2. The portal-shaped tear processing device according to claim 1, wherein the outer shell portion is made of a steel pipe and the filling portion is made of a mortar material.

3. The portal-shaped tear processing device according to claim 1, wherein the mortar material is a non-shrink mortar material.

4. The portal-shaped tear processing device according to claim 1, wherein the column member and the beam member have a plurality of hollow portions.

5. The portal-shaped tear processing device according to claim 1, wherein a length of the column member in the major axis direction is set to a value within the range of 90 to 150 cm, a maximum diameter in a cross-section is set to a value within the range of 28 to 42 cm, and a weight is set to a value within the range of 130 to 230 kg.

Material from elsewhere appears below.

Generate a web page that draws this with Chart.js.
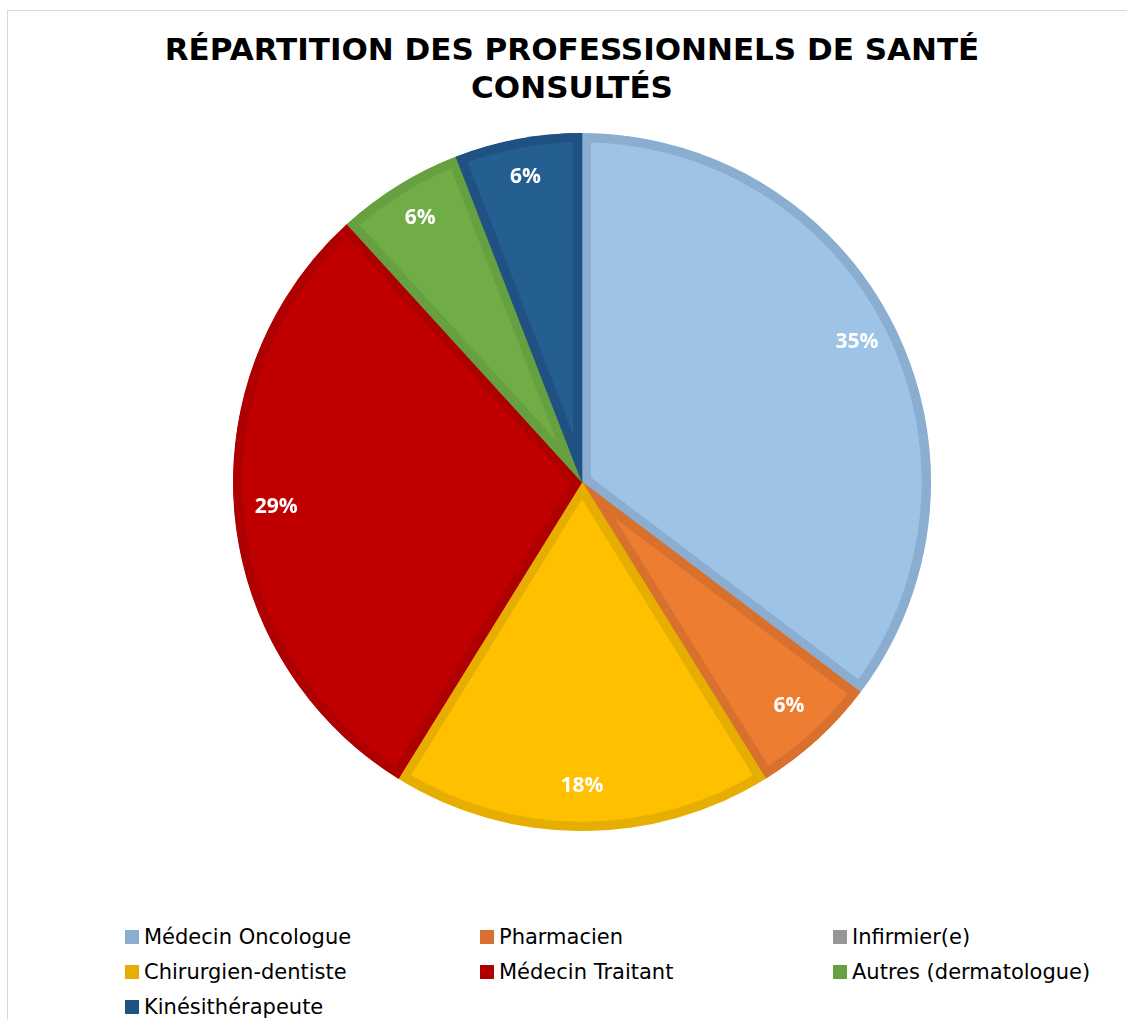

6. The portal-shaped tear processing device according to claim 1, wherein a length of the beam member in the major axis direction is set to a value within the range of 280 to 350 cm, a maximum diameter in a cross-section is set to a value within the range of 26 to 40 cm, and a weight is set to a value within the range of 350 to 450 kg.

7. The portal-shaped tear processing device according to claim 1, wherein a ratio of an area of the filling portion to an area of the hollow portion in the cross-section of the column member and the beam member is set to a value within the range of 85:15 to 65:35.

8. The portal-shaped tear processing device according to claim 1, wherein a weight of the controlled movement robot is set to a value within the range of 125 to 145 kg.

9. The portal-shaped tear processing device according to claim 1, wherein the tear processing means is at least one selected from the group consisting of an end mill, a hot melt blade, an ultrasonic cutter, a laser cutter and a knife type cutter blade.